───── RECORDED INFORMATION ─────

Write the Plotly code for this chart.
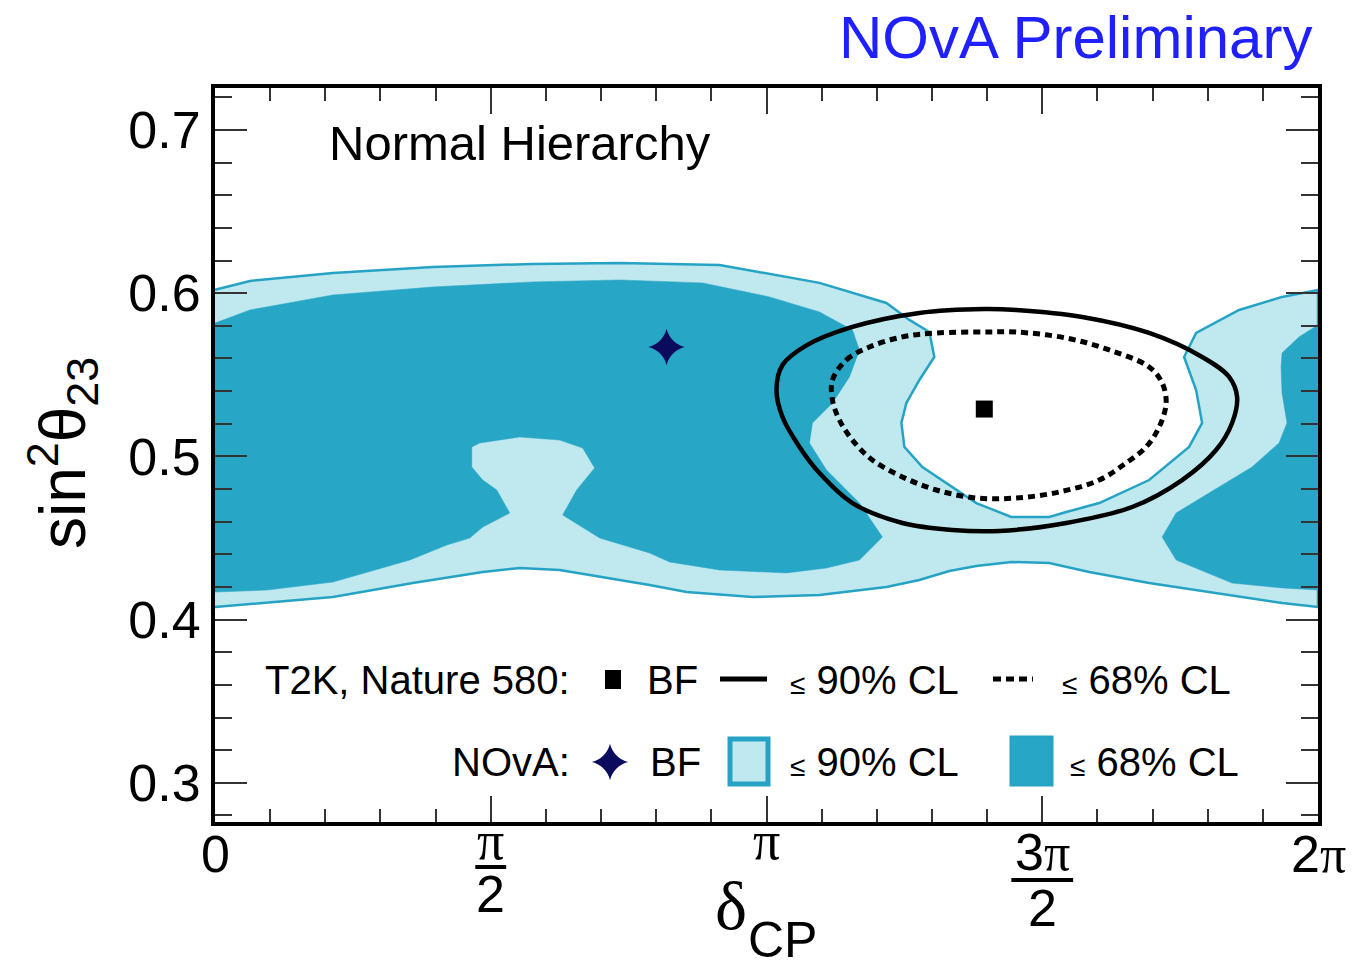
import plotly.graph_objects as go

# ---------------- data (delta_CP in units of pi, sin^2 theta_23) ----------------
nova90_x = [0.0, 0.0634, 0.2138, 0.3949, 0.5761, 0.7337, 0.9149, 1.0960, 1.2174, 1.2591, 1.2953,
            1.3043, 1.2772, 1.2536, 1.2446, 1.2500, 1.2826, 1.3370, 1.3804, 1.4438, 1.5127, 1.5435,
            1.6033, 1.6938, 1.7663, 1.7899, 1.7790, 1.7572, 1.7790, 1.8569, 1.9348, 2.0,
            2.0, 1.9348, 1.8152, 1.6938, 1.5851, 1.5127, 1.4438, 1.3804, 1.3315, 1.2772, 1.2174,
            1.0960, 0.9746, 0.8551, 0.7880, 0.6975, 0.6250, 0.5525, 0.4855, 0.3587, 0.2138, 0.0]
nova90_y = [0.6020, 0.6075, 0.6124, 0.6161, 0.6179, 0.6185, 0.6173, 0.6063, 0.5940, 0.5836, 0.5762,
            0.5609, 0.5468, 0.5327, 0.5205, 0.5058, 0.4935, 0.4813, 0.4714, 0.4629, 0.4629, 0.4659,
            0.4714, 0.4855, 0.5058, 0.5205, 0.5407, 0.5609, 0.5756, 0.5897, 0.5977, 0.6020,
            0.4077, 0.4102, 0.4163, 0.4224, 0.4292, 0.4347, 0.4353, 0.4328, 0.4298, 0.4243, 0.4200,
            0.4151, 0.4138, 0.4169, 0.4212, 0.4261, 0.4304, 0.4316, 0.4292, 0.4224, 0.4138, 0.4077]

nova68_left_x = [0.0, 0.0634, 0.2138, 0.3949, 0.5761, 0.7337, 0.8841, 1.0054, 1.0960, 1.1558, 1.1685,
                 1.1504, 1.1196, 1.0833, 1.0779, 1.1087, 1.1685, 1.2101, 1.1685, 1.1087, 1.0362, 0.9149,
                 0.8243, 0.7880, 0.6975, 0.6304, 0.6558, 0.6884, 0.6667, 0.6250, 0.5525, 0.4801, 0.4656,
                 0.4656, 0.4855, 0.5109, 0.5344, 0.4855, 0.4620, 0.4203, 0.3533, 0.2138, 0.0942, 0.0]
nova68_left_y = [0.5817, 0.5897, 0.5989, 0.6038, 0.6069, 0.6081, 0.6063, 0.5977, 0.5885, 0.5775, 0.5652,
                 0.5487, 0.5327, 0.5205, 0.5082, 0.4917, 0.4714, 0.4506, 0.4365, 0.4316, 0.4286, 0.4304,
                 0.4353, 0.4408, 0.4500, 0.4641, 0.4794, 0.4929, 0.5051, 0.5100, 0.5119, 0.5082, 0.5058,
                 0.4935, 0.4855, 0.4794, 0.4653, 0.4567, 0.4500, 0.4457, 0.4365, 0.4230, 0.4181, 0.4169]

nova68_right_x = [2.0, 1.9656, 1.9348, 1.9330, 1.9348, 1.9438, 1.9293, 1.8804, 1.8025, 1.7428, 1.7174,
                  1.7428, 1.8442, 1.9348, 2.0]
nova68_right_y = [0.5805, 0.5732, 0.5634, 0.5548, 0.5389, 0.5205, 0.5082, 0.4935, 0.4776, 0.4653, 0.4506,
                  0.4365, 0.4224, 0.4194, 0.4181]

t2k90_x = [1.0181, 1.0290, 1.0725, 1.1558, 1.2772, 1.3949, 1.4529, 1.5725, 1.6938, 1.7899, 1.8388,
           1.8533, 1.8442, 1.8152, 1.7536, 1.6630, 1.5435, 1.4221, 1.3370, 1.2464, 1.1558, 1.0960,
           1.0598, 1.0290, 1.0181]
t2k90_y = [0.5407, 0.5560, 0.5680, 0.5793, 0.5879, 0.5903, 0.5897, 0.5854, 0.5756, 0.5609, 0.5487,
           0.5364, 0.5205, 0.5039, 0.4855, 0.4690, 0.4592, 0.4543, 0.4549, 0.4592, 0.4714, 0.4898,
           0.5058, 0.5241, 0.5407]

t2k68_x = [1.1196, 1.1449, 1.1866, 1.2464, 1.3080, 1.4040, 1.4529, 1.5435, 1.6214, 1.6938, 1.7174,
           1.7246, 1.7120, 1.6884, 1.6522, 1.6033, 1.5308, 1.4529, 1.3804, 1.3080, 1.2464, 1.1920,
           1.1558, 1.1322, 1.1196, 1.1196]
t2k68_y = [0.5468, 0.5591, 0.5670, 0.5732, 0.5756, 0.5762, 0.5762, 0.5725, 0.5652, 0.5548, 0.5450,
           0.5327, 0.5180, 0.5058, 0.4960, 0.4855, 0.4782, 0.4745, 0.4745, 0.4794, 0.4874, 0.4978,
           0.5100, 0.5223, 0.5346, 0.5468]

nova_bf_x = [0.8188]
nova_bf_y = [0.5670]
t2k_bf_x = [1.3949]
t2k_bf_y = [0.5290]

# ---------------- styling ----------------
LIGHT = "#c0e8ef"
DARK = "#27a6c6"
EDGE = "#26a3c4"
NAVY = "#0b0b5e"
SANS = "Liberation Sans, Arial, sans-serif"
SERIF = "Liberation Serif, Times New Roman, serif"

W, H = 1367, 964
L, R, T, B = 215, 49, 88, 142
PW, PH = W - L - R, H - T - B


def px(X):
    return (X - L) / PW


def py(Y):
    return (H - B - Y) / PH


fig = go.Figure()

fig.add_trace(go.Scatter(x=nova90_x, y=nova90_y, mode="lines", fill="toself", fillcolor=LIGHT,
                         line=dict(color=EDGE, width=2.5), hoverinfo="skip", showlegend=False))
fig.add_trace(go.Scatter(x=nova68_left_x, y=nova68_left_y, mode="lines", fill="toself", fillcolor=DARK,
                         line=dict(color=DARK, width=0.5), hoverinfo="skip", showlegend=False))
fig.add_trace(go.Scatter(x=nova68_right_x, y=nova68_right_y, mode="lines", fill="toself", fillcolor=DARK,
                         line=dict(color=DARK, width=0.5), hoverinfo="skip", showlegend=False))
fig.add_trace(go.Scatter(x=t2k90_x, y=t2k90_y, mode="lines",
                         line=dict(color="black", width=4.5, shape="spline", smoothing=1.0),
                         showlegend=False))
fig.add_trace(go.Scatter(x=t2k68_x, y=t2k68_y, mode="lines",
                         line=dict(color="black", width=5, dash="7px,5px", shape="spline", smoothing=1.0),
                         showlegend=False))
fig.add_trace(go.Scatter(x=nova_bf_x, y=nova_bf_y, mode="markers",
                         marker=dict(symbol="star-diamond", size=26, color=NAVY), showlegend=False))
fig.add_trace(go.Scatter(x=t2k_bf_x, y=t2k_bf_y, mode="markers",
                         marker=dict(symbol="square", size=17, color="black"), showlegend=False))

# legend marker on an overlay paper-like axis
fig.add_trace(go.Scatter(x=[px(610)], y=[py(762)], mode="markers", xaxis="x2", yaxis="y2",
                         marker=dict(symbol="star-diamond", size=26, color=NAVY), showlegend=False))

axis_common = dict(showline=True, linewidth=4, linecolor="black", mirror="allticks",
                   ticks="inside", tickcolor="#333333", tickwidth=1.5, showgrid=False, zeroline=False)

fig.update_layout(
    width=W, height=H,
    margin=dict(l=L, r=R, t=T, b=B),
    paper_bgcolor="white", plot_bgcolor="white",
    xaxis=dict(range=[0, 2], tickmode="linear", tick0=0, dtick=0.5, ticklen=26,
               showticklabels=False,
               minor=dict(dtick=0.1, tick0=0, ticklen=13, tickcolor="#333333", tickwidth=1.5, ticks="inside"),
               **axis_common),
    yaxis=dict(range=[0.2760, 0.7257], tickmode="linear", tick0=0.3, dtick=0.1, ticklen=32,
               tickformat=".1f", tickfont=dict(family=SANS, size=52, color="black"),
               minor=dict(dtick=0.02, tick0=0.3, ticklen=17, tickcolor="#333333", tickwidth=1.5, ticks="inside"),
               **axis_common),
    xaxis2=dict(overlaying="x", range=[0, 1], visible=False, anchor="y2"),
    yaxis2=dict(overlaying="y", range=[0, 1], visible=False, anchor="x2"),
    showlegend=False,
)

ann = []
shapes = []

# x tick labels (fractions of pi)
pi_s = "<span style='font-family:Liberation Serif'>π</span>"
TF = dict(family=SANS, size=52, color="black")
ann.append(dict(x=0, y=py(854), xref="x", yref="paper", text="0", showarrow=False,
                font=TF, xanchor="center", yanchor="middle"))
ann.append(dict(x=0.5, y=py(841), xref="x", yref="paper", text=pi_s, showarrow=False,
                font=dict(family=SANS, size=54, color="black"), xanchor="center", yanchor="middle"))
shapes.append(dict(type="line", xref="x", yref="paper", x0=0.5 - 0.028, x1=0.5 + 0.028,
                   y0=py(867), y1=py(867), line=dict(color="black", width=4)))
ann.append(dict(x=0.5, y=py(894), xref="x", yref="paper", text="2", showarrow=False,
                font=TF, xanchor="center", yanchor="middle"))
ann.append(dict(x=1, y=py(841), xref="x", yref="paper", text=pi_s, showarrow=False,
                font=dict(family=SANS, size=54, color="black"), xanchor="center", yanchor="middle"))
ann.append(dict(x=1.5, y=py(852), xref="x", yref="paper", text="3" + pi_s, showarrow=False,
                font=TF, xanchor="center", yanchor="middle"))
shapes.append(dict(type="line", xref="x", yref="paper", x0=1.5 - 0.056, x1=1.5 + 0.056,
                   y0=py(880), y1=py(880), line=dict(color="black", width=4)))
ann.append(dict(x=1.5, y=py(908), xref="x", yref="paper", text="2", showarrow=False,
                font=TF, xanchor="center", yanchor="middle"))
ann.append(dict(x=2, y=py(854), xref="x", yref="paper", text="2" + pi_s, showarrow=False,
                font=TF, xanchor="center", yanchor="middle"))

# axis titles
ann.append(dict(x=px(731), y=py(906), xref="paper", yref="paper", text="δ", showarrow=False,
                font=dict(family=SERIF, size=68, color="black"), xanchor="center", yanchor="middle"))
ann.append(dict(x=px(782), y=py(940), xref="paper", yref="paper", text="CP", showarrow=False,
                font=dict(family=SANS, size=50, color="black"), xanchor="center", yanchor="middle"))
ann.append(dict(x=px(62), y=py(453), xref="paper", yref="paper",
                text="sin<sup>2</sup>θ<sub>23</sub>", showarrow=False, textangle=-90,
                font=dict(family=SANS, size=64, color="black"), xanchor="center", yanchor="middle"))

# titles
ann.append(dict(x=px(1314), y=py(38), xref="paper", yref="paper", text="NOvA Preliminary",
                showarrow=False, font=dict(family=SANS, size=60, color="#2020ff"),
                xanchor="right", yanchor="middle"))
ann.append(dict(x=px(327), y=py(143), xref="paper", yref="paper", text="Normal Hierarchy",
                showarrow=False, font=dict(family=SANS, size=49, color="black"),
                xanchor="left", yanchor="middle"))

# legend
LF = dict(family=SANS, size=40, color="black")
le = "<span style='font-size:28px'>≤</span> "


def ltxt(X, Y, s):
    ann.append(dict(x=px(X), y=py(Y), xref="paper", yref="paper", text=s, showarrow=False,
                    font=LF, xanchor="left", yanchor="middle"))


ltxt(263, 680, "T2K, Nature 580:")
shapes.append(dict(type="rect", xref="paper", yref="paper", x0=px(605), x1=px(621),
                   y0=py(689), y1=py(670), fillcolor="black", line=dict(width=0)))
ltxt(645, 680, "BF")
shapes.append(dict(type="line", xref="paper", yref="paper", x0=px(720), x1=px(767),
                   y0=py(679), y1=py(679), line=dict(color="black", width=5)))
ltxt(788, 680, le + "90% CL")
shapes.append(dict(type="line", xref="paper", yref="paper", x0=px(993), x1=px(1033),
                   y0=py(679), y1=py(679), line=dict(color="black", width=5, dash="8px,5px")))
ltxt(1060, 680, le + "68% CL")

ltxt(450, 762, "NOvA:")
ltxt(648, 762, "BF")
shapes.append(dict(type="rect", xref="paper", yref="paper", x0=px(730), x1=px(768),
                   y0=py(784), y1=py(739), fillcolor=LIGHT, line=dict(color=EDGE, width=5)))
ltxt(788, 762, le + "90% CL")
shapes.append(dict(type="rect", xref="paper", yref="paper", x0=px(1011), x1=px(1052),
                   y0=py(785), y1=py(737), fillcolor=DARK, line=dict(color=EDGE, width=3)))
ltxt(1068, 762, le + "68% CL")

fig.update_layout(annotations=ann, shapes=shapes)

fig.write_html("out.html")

─────

WHAT YOU SHOULD DO: Pictures are excluded; extract exactly the lines from the start of the data through the line that holds "import plotly.graph_objects as go", both ends included.

OUTPUT BELOW:
Write the Plotly code for this chart.
import plotly.graph_objects as go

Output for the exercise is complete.